I found the recipe for this beer on page 96 of Extreme Brewing but as usual I had to substitute a few ingredients. Here is the version of the recipe that I brewed:

  • 6.85 lbs of liquid wheat extract (65 minutes)
  • 0.5 oz Liberty hops 4.5% AA (60 minutes)
  • 0.7 oz really old (but sealed and refridgerated) Czech Saaz hops 3.2% AA (20 minutes)
  • 0.5 oz Liberty hops 4.5% AA
  • White Labs WLP380 Hefeweizen IV Ale Yeast
  • 4 blood oranges
    • Grate the orange part (the white part is very bitter) of the rind of 2 of the oranges
    • Peel, section, and chop all 4 blood oranges
    • Heat fruit in 1/2 gallon of water to 160°F, cover, turn off heat, cool.
    • Add to primary fermenter
  • 2 blood oranges
    • I sampled the beer going from the primary to the secondary I added because I wanted more blood orange flavor.
    • Grate the rind of one of the oranges
    • Juice both the blood oranges
    • Bring the mixture barely to a boil.
    • Cool and add to the secondary fermenter

Yeast Starter

Three days before brew day I made a 1.25 L yeast starter with a quarter cup of light dry malt extract. I bought it to a very gentle boil on an electric stove. While wearing silicone oven mits, I pulled the flask off of the heat when it looked like it was about to boil over.

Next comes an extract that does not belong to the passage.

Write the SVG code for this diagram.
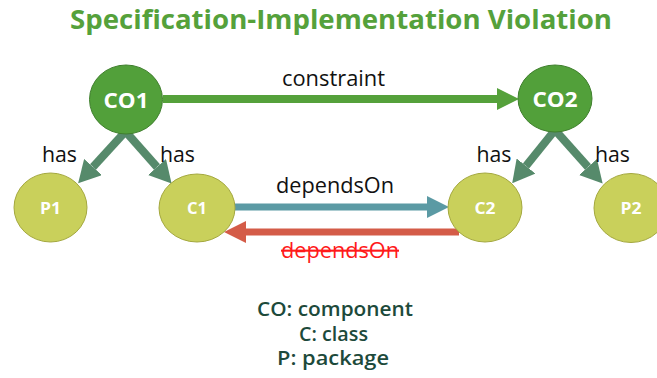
<svg xmlns="http://www.w3.org/2000/svg" width="657" height="378" viewBox="0 0 657 378">
<style>
text{font-family:"Open Sans","Noto Sans","Liberation Sans",sans-serif;}
.title{font-size:27px;font-weight:bold;fill:#55a13b;}
.lbl{font-size:21px;fill:#111;}
.co{fill:#52a03a;stroke:#3f7f2d;stroke-width:1;}
.cp{fill:#c9d05b;stroke:#a4a83f;stroke-width:1;}
.nt{fill:#fff;font-weight:bold;text-anchor:middle;}
.leg{font-size:19px;font-weight:600;fill:#1d4a3b;text-anchor:middle;}
.has{stroke:#568a6b;stroke-width:8;fill:none;}
</style>
<defs>
<marker id="mg" viewBox="0 0 22 22" refX="0" refY="11" markerWidth="22" markerHeight="22" markerUnits="userSpaceOnUse" orient="auto"><path d="M0,0 L22,11 L0,22 z" fill="#55a13b"/></marker>
<marker id="mh" viewBox="0 0 22 24" refX="0" refY="12" markerWidth="22" markerHeight="24" markerUnits="userSpaceOnUse" orient="auto"><path d="M0,0 L22,12 L0,24 z" fill="#568a6b"/></marker>
<marker id="mb" viewBox="0 0 22 22" refX="0" refY="11" markerWidth="22" markerHeight="22" markerUnits="userSpaceOnUse" orient="auto"><path d="M0,0 L22,11 L0,22 z" fill="#5b9aa4"/></marker>
<marker id="mr" viewBox="0 0 22 22" refX="0" refY="11" markerWidth="22" markerHeight="22" markerUnits="userSpaceOnUse" orient="auto"><path d="M0,0 L22,11 L0,22 z" fill="#d45c48"/></marker>
</defs>
<text class="title" x="341" y="29" text-anchor="middle" textLength="542" lengthAdjust="spacingAndGlyphs">Specification-Implementation Violation</text>
<g id="connectors">
<line x1="163" y1="99" x2="497" y2="99" stroke="#55a13b" stroke-width="8" marker-end="url(#mg)"/>
<line x1="235" y1="207" x2="427" y2="207" stroke="#5b9aa4" stroke-width="7" marker-end="url(#mb)"/>
<line x1="459" y1="232" x2="246" y2="232" stroke="#d45c48" stroke-width="7" marker-end="url(#mr)"/>
<line class="has" x1="125" y1="132" x2="93" y2="167" marker-end="url(#mh)"/>
<line class="has" x1="126" y1="132" x2="157" y2="167" marker-end="url(#mh)"/>
<line class="has" x1="555" y1="130" x2="526" y2="166" marker-end="url(#mh)"/>
<line class="has" x1="555" y1="130" x2="588" y2="167" marker-end="url(#mh)"/>
<text class="lbl" x="333.5" y="86" text-anchor="middle" textLength="103" lengthAdjust="spacingAndGlyphs">constraint</text>
<text class="lbl" x="335" y="193" text-anchor="middle" textLength="118" lengthAdjust="spacingAndGlyphs">dependsOn</text>
<text class="lbl" x="340" y="258" text-anchor="middle" textLength="118" lengthAdjust="spacingAndGlyphs" style="fill:#ff1a1a;text-decoration:line-through;">dependsOn</text>
<text class="lbl" x="59.5" y="162" text-anchor="middle" textLength="35" lengthAdjust="spacingAndGlyphs">has</text>
<text class="lbl" x="177.5" y="162" text-anchor="middle" textLength="35" lengthAdjust="spacingAndGlyphs">has</text>
<text class="lbl" x="494" y="162" text-anchor="middle" textLength="35" lengthAdjust="spacingAndGlyphs">has</text>
<text class="lbl" x="612.5" y="162" text-anchor="middle" textLength="35" lengthAdjust="spacingAndGlyphs">has</text>
</g>
<g id="CO1"><ellipse class="co" cx="126" cy="99.5" rx="36.5" ry="34.5"/><text class="nt" x="126" y="107.5" font-size="22" textLength="45" lengthAdjust="spacingAndGlyphs">CO1</text></g>
<g id="CO2"><ellipse class="co" cx="555" cy="98.5" rx="37" ry="33.5"/><text class="nt" x="555" y="106.5" font-size="22" textLength="45" lengthAdjust="spacingAndGlyphs">CO2</text></g>
<g id="P1"><ellipse class="cp" cx="50.5" cy="207.5" rx="36.5" ry="34.5"/><text class="nt" x="50.5" y="213.5" font-size="16" textLength="21" lengthAdjust="spacingAndGlyphs">P1</text></g>
<g id="C1"><ellipse class="cp" cx="197" cy="208" rx="38" ry="34"/><text class="nt" x="197" y="213.5" font-size="16" textLength="20" lengthAdjust="spacingAndGlyphs">C1</text></g>
<g id="C2"><ellipse class="cp" cx="485" cy="207.5" rx="37" ry="34.5"/><text class="nt" x="485" y="213.5" font-size="16" textLength="21" lengthAdjust="spacingAndGlyphs">C2</text></g>
<g id="P2"><ellipse class="cp" cx="631" cy="208" rx="37" ry="34.5"/><text class="nt" x="631" y="213.5" font-size="16" textLength="21" lengthAdjust="spacingAndGlyphs">P2</text></g>
<g id="legend">
<text class="leg" x="335" y="316" textLength="156" lengthAdjust="spacingAndGlyphs">CO: component</text>
<text class="leg" x="333.5" y="341" textLength="69" lengthAdjust="spacingAndGlyphs">C: class</text>
<text class="leg" x="333" y="365" textLength="112" lengthAdjust="spacingAndGlyphs">P: package</text>
</g>
</svg>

homebrew_bloodorange_hefe-6711

Yeast Starter for White Labs WLP380 Hefeweizen IV Yest

Brew Day

The following are some pictures that I took on brew day. The first picture (and the first picture in this post) are of the blood oranges. I used two store bought blood oranges and two home grown (by relatives, not me) blood oranges. Can you guess which were store bought? The home grown ones were blood red in color while the other oranges were more pink and brown.

homebrew_bloodorange_hefe-6741

Below I’m adding the liquid wheat malt extract to the boiled water. More Flavor in Los Altos, CA packages their LME in convenient bags. I thought that this wheat LME was a little dark, which will probably hide some of the redness from those really dark blood oranges.

homebrew_bloodorange_hefe-6747

Liberty hop pellets, measured out to 0.5 oz and ready to be added to the wort.